Here at iResQ, we're flooded with many repair requests a day, and by simply perusing the types of requests on display, we're able to identify certain repair trends among our customers and therefore, we must assume, the broader population. One request we've been noticing involves the iPhone 5c headphone jack not working. Customers will write us in varying states of distress explaining that they're no longer able to listen to music on their phone, because the jack that once worked perfectly now appears to be defective. But before you ship your device in to us requesting a jack repair, we suggest following these troubleshooting steps:
- Check to make sure it's actually the jack that's not working. It can be easy to blame a problem that actually lies with your headphones on the iPhone. For instance, we had one customer recently who sent his iPod in for a jack repair because his earpiece was only playing music out of one ear. Now in that case, the real issue lay with the headphones, and the fact that they were nearing the end of their life cycle.

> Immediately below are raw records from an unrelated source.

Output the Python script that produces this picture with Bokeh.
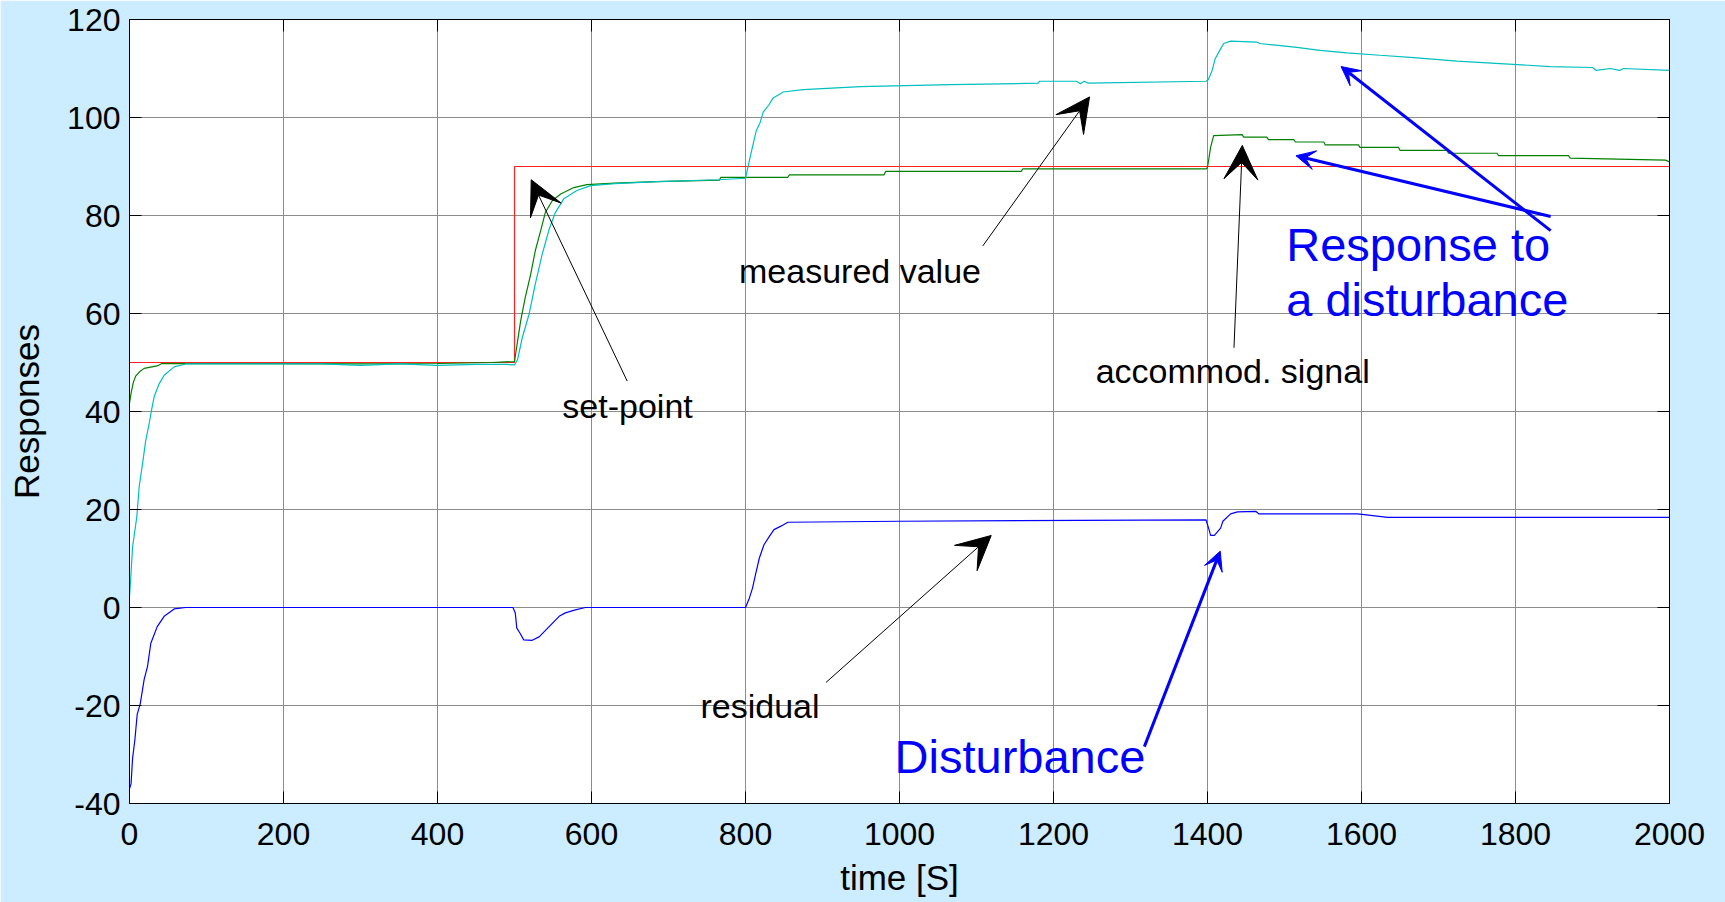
from bokeh.plotting import figure
from bokeh.models import LinearAxis, Range1d, FixedTicker, Arrow, VeeHead, Label, PrintfTickFormatter
from bokeh.embed import file_html
from bokeh.resources import INLINE

# ---------------- data ----------------
x_ticks = [0, 200, 400, 600, 800, 1000, 1200, 1400, 1600, 1800, 2000]
y_ticks = [-40, -20, 0, 20, 40, 60, 80, 100, 120]

setpoint_t = [0, 500, 500, 2000]
setpoint_v = [50, 50, 90, 90]

accommod_t = [0, 2, 5, 8, 13, 19, 36, 42, 300, 400, 470, 500, 508, 514, 521, 527, 534, 540,
              549, 560, 577, 594, 630, 685, 766, 768, 855, 857, 980, 982, 1158, 1160, 1398,
              1400, 1404, 1408, 1445, 1447, 1477, 1479, 1512, 1514, 1551, 1553, 1596, 1598,
              1648, 1650, 1711, 1713, 1776, 1778, 1869, 1871, 1995, 2000]
accommod_v = [41.7, 43.7, 46.0, 47.2, 48.1, 48.8, 49.3, 49.8, 49.7, 49.8, 50.0, 50.2, 58.5,
              63.3, 68.0, 72.8, 76.9, 80.6, 83.0, 84.4, 85.7, 86.3, 86.6, 86.9, 87.2, 87.8,
              87.8, 88.3, 88.3, 89.0, 89.0, 89.5, 89.5, 89.8, 93.9, 96.3, 96.5, 96.0, 96.0,
              95.5, 95.5, 95.0, 95.0, 94.4, 94.4, 93.9, 93.9, 93.3, 93.3, 92.7, 92.7, 92.2,
              92.2, 91.7, 91.3, 90.9]

measured_t = [0, 2, 4, 9.5, 12.6, 17, 21, 25.6, 28.6, 32, 38.6, 45, 58, 73, 250, 300, 350,
              400, 450, 490, 500, 504, 510, 519, 527, 536, 545, 553, 564, 581, 599, 630, 685,
              765, 800, 806, 810, 814, 819, 823, 830, 836, 849, 875, 949, 1066, 1180, 1182,
              1230, 1235, 1240, 1245, 1398, 1401, 1406, 1410, 1417, 1421, 1430, 1464, 1468,
              1492, 1516, 1546, 1581, 1624, 1668, 1724, 1780, 1845, 1900, 1905, 1923, 1935,
              1940, 2000]
measured_v = [2.2, 7.0, 12.4, 18.5, 24.7, 29.4, 34.0, 37.6, 40.3, 43.0, 45.7, 47.4, 49.1,
              49.7, 49.7, 49.4, 49.7, 49.4, 49.6, 49.6, 49.5, 50.6, 55.0, 59.9, 66.0, 72.1,
              77.2, 80.6, 83.4, 85.1, 86.1, 86.5, 86.9, 87.3, 87.6, 91.9, 94.6, 97.3, 99.0,
              101.1, 102.5, 104.0, 105.2, 105.7, 106.3, 106.7, 107.0, 107.4, 107.4, 106.9,
              107.4, 107.0, 107.4, 107.7, 109.6, 112.0, 114.0, 115.1, 115.6, 115.4, 115.1,
              114.7, 114.3, 113.7, 113.2, 112.7, 112.2, 111.5, 111.0, 110.4, 110.2, 109.6,
              110.0, 109.6, 110.0, 109.6]

residual_t = [0, 2, 4, 7, 10, 14, 19, 23.4, 27.7, 36, 45, 58, 73, 498, 501, 503, 507, 512,
              523, 532, 558, 566, 579, 592, 800, 805, 809, 813, 818, 824, 831, 837, 846, 855,
              1000, 1398, 1402, 1404, 1409, 1417, 1420, 1430, 1439, 1463, 1467, 1595, 1634,
              2000]
residual_v = [-37.0, -36.0, -30.8, -27.0, -21.8, -19.6, -14.7, -12.0, -7.3, -3.9, -1.8, -0.3,
              0.0, 0.0, -1.1, -4.2, -5.2, -6.6, -6.7, -6.0, -1.8, -1.1, -0.5, 0.0, 0.0, 1.9,
              3.9, 6.7, 10.1, 12.8, 14.5, 15.9, 16.6, 17.4, 17.6, 17.9, 15.9, 14.7, 14.7, 16.2,
              17.6, 19.1, 19.5, 19.6, 19.1, 19.1, 18.4, 18.4]

# annotation texts: (text, t, value)
labels_black = [("measured value", 948.7, 68.7), ("set-point", 646.8, 41.1),
                ("accommod. signal", 1432.7, 48.3), ("residual", 818.8, -20.0)]
labels_blue = [("Response to", 1502.2, 74.0), ("a disturbance", 1502.2, 62.8)]
label_dist = ("Disturbance", 1156.5, -30.5)

# arrows: (t_start, v_start, t_end, v_end)
arrows_black = [(646.4, 46.2, 521.7, 87.3), (1108.2, 73.8, 1246.8, 104.2),
                (1434.4, 53.0, 1445.2, 94.3), (904.5, -15.3, 1119.1, 14.7)]
arrows_blue = [(1318.0, -28.4, 1416.5, 11.5), (1845.7, 76.9, 1573.4, 110.4),
               (1845.7, 79.8, 1514.9, 92.2)]

# ---------------- figure ----------------
BG = "#CCECFF"
FONT = "Liberation Sans"

p = figure(width=1725, height=902, x_range=Range1d(0, 2000), y_range=Range1d(-40, 120),
           output_backend="svg", toolbar_location=None,
           min_border_left=129, min_border_right=56, min_border_top=19, min_border_bottom=99)
p.background_fill_color = "white"
p.border_fill_color = BG
p.outline_line_color = "black"
p.outline_line_width = 1

for ax in (p.xaxis[0], p.yaxis[0]):
    ax.axis_line_color = "black"
    ax.major_tick_line_color = "black"
    ax.major_tick_in = 12
    ax.major_tick_out = 0
    ax.minor_tick_line_color = None
    ax.major_label_text_font = FONT
    ax.major_label_text_font_size = "32px"
    ax.major_label_text_color = "black"
    ax.axis_label_text_font = FONT
    ax.axis_label_text_font_size = "35px"
    ax.axis_label_text_font_style = "normal"
    ax.axis_label_text_color = "black"

p.xaxis.ticker = FixedTicker(ticks=x_ticks)
p.yaxis.ticker = FixedTicker(ticks=y_ticks)
p.xaxis.formatter = PrintfTickFormatter(format="%d")
p.yaxis.formatter = PrintfTickFormatter(format="%d")
p.xaxis.axis_label = "time [S]"
p.yaxis.axis_label = "Responses"
p.xaxis.major_label_standoff = 19
p.xaxis.axis_label_standoff = 10
p.yaxis.major_label_standoff = 9
p.yaxis.axis_label_standoff = 18

for side, tk in (("above", x_ticks), ("right", y_ticks)):
    a = LinearAxis(ticker=FixedTicker(ticks=tk))
    a.major_label_text_color = None
    a.major_label_text_font_size = "0px"
    a.major_tick_in = 12
    a.major_tick_out = 0
    a.minor_tick_line_color = None
    a.axis_line_color = "black"
    a.major_tick_line_color = "black"
    p.add_layout(a, side)

p.xgrid.ticker = FixedTicker(ticks=x_ticks)
p.ygrid.ticker = FixedTicker(ticks=y_ticks)
for g in (p.xgrid[0], p.ygrid[0]):
    g.grid_line_color = "#8c8c8c"
    g.grid_line_width = 1

p.line(setpoint_t, setpoint_v, line_color="#FF2020", line_width=1.2)
p.line(accommod_t, accommod_v, line_color="#008000", line_width=1.2)
p.line(measured_t, measured_v, line_color="#00BFBF", line_width=1.2)
p.line(residual_t, residual_v, line_color="#0000FF", line_width=1.2)

for (xs, ys, xe, ye) in arrows_black:
    p.add_layout(Arrow(end=VeeHead(size=34, fill_color="black", line_color="black"),
                       x_start=xs, y_start=ys, x_end=xe, y_end=ye,
                       line_color="black", line_width=1))
for (xs, ys, xe, ye) in arrows_blue:
    p.add_layout(Arrow(end=VeeHead(size=19, fill_color="#0000FF", line_color="#0000FF"),
                       x_start=xs, y_start=ys, x_end=xe, y_end=ye,
                       line_color="#0000FF", line_width=3))

for (txt, tx, ty) in labels_black:
    p.add_layout(Label(x=tx, y=ty, text=txt, text_align="center", text_baseline="middle",
                       text_font=FONT, text_font_size="34px", text_color="black"))
for (txt, tx, ty) in labels_blue:
    p.add_layout(Label(x=tx, y=ty, text=txt, text_align="left", text_baseline="middle",
                       text_font=FONT, text_font_size="47px", text_color="#0000FF"))
p.add_layout(Label(x=label_dist[1], y=label_dist[2], text=label_dist[0], text_align="center",
                   text_baseline="middle", text_font=FONT, text_font_size="47px",
                   text_color="#0000FF"))

open("out.html", "w").write(file_html(p, INLINE))
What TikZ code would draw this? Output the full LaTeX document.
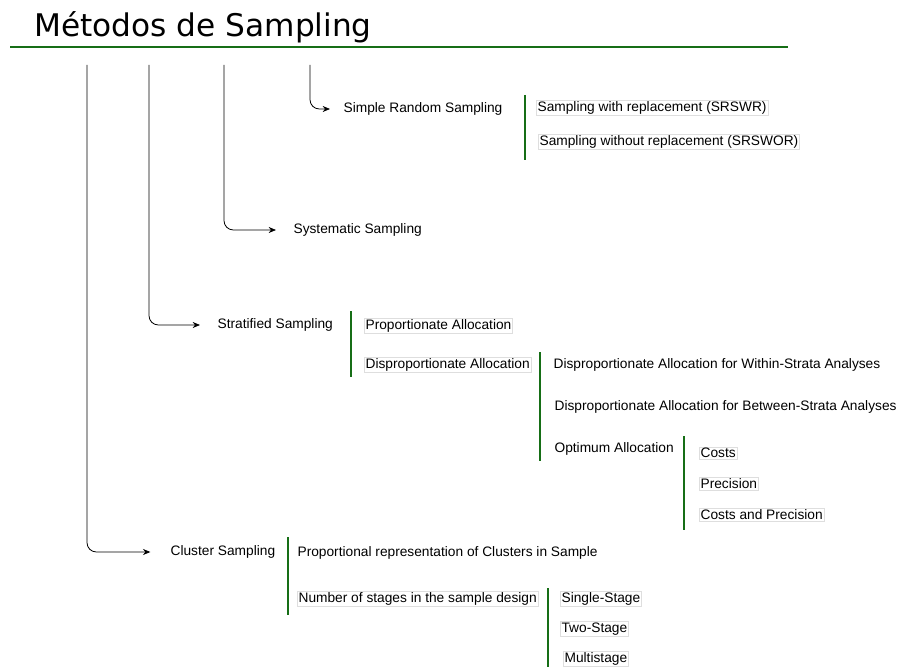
\documentclass[tikz,border=0pt]{standalone}
\usepackage{fontspec}
\setmainfont{Liberation Sans}
\newfontfamily\titlefont{DejaVu Sans}
\usetikzlibrary{arrows.meta,positioning}
\definecolor{bargreen}{RGB}{22,110,22}

\begin{document}
\begin{tikzpicture}[
  x=0.75pt, y=-0.75pt,
  >=Stealth,
  item/.style={anchor=west, inner sep=1pt, font=\fontsize{10.3}{12}\selectfont},
  boxed/.style={item, draw=black!13, line width=0.4pt},
  bar/.style={bargreen, line width=1.5pt},
  branch/.style={->, line width=0.6pt, rounded corners=7pt, >={Stealth[length=5.5pt,width=4.5pt]}},
]
  \useasboundingbox (0,0) rectangle (901,667);
  % Title and rule
  \node[anchor=west, inner sep=0pt, font=\titlefont\fontsize{23.4}{26}\selectfont] (title) at (34,27) {Métodos de Sampling};
  \draw[bargreen, line width=1.5pt] (10,47) -- (788,47);
  % Top ends of the branches
  \coordinate (tClu) at (87,65);
  \coordinate (tStr) at (149,65);
  \coordinate (tSys) at (224,65);
  \coordinate (tSrs) at (310,65);
  % Main methods
  \node[item] (srs) at (342,109) {Simple Random Sampling};
  \node[item] (sys) at (292,230) {Systematic Sampling};
  \node[item] (str) at (216,325) {Stratified Sampling};
  \node[item] (clu) at (169,552) {Cluster Sampling};
  \draw[branch, shorten >=9pt] (tSrs) |- (srs);
  \draw[branch, shorten >=12pt] (tSys) |- (sys);
  \draw[branch, shorten >=12pt] (tStr) |- (str);
  \draw[branch, shorten >=14pt] (tClu) |- (clu);
  % Simple random
  \draw[bar] (525,95) -- (525,160);
  \node[boxed] (srswr) at (536,108) {Sampling with replacement (SRSWR)};
  \node[boxed] (srswor) at (538,142) {Sampling without replacement (SRSWOR)};
  % Stratified
  \draw[bar] (351,311) -- (351,377);
  \node[boxed] (prop) at (364,326) {Proportionate Allocation};
  \node[boxed] (disp) at (364,365) {Disproportionate Allocation};
  \draw[bar] (540,352) -- (540,461);
  \node[item] (within) at (552,365) {Disproportionate Allocation for Within-Strata Analyses};
  \node[item] (between) at (553,407) {Disproportionate Allocation for Between-Strata Analyses};
  \node[item] (optim) at (553,449) {Optimum Allocation};
  \draw[bar] (684,436) -- (684,530);
  \node[boxed] (costs) at (699,453) {Costs};
  \node[boxed] (prec) at (699,484) {Precision};
  \node[boxed] (cprec) at (699,515) {Costs and Precision};
  % Cluster
  \draw[bar] (288,537) -- (288,615);
  \node[item] (repr) at (296,553) {Proportional representation of Clusters in Sample};
  \node[boxed] (stages) at (297,599) {Number of stages in the sample design};
  \draw[bar] (548,588) -- (548,667);
  \node[boxed] (single) at (560,599) {Single-Stage};
  \node[boxed] (two) at (560,629) {Two-Stage};
  \node[boxed] (multi) at (563,659) {Multistage};
\end{tikzpicture}
\end{document}
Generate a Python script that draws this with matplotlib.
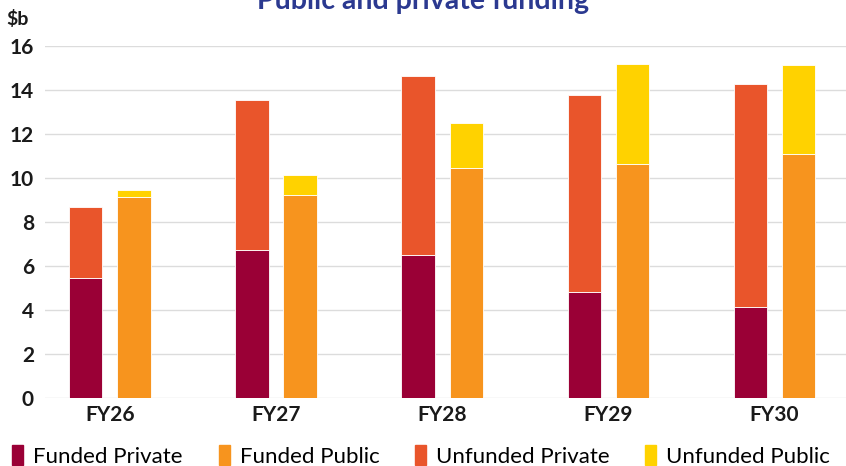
import numpy as np
import matplotlib.pyplot as plt
from matplotlib.patches import Patch

years = ["FY26", "FY27", "FY28", "FY29", "FY30"]
funded_private = [5.45, 6.75, 6.5, 4.8, 4.15]
unfunded_private = [3.25, 6.8, 8.15, 9.0, 10.15]
funded_public = [9.15, 9.25, 10.45, 10.65, 11.1]
unfunded_public = [0.3, 0.9, 2.05, 4.55, 4.05]

c_fpriv = "#9A0036"
c_upriv = "#E9552B"
c_fpub = "#F7941E"
c_upub = "#FFD200"

plt.rcParams['font.family'] = ['Lato', 'DejaVu Sans']

fig = plt.figure(figsize=(8.46, 4.66), dpi=100)
ax = fig.add_axes([45 / 846, 0.146, 1 - 45 / 846, 0.755])

x = np.arange(len(years))
w = 0.2
off = 0.145

ax.bar(x - off, funded_private, w, color=c_fpriv, edgecolor="white", linewidth=0.6, zorder=3)
ax.bar(x - off, unfunded_private, w, bottom=funded_private, color=c_upriv,
       edgecolor="white", linewidth=0.6, zorder=3)
ax.bar(x + off, funded_public, w, color=c_fpub, edgecolor="white", linewidth=0.6, zorder=3)
ax.bar(x + off, unfunded_public, w, bottom=funded_public, color=c_upub,
       edgecolor="white", linewidth=0.6, zorder=3)

ax.set_xlim(-0.39, 4.43)
ax.set_ylim(0, 16)
ax.set_yticks(range(0, 17, 2))
ax.set_xticks(x)
ax.set_xticklabels(years, fontsize=15, fontweight="bold", color="#1a1a1a")
ax.tick_params(axis="y", labelsize=15, length=0, pad=8, labelcolor="#1a1a1a")
ax.tick_params(axis="x", length=0, pad=5)
for lab in ax.get_yticklabels():
    lab.set_fontweight("bold")
ax.grid(axis="y", color="#dcdcdc", linewidth=1, zorder=0)
for s in ax.spines.values():
    s.set_visible(False)

fig.text(0.5, 1 - 9 / 466, "Public and private funding", ha="center", va="baseline",
         fontsize=20.5, fontweight="bold", color="#2B3990")
fig.text(0.008, 1 - 25 / 466, "$b", ha="left", va="baseline", fontsize=14,
         fontweight="bold", color="#1a1a1a")

handles = [Patch(color=c_fpriv, label="Funded Private"),
           Patch(color=c_fpub, label="Funded Public"),
           Patch(color=c_upriv, label="Unfunded Private"),
           Patch(color=c_upub, label="Unfunded Public")]
leg = fig.legend(handles=handles, loc="center left", bbox_to_anchor=(-0.009, 1 - 456 / 466),
                 ncol=4, frameon=False, fontsize=16, handlelength=0.5, handleheight=1.0,
                 handletextpad=0.45, columnspacing=1.6)

fig.savefig("out.png", dpi=100)
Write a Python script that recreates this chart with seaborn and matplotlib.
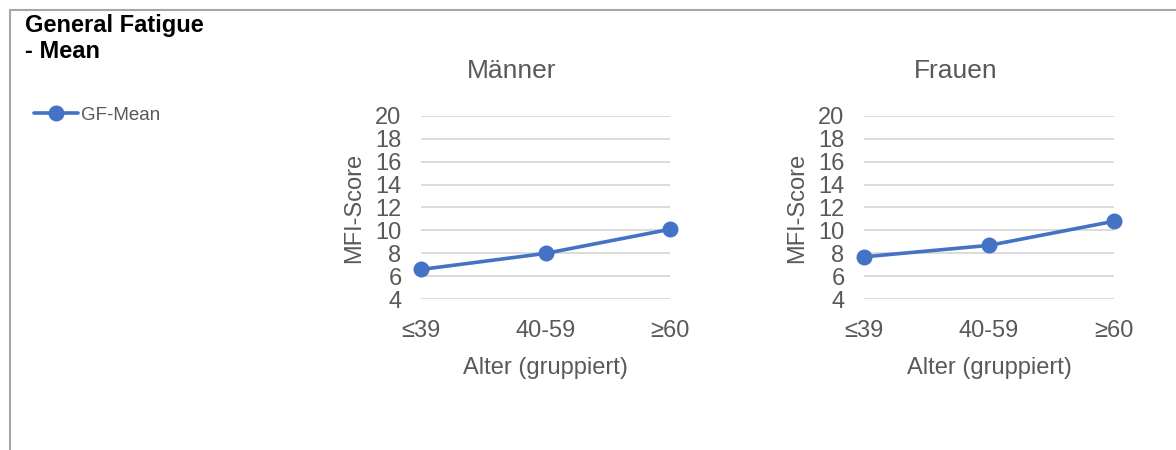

Fortunately for iPhone users out there, the method of testing if your jack or your headphones are at fault couldn't be easier: Simply swap out your headphones with a friends'. If the problem persists, then the jack is likely the issue. If not, your headphones are to blame.
- Clean the jack to ensure optimal functionality. An iPhone jack is tiny, and the outside materials that can get lodged therein can be even tinier. Sometimes enough foreign matter can accumulate in the hack to limit or outright disrupt functionality. In this case, a cleaning is in order, and fortunately for you it's something that requires few tools. Over at CNET, they recommend a paperclip, which, when properly bent, can be lowered into the jack to remove the problem material. This is a precarious procedure and must be done with care, or else you risk causing damage to the interior of the jack with the paperclip. If you're looking to give your jack a more general cleaning, a q-tip can work wonders. The nice thing about this method is that, unlike a paperclip, nothing about the q-tip poses a threat to the interior of the device.
Consider both of these things before jumping to the conclusion that your jack needs to be replaced.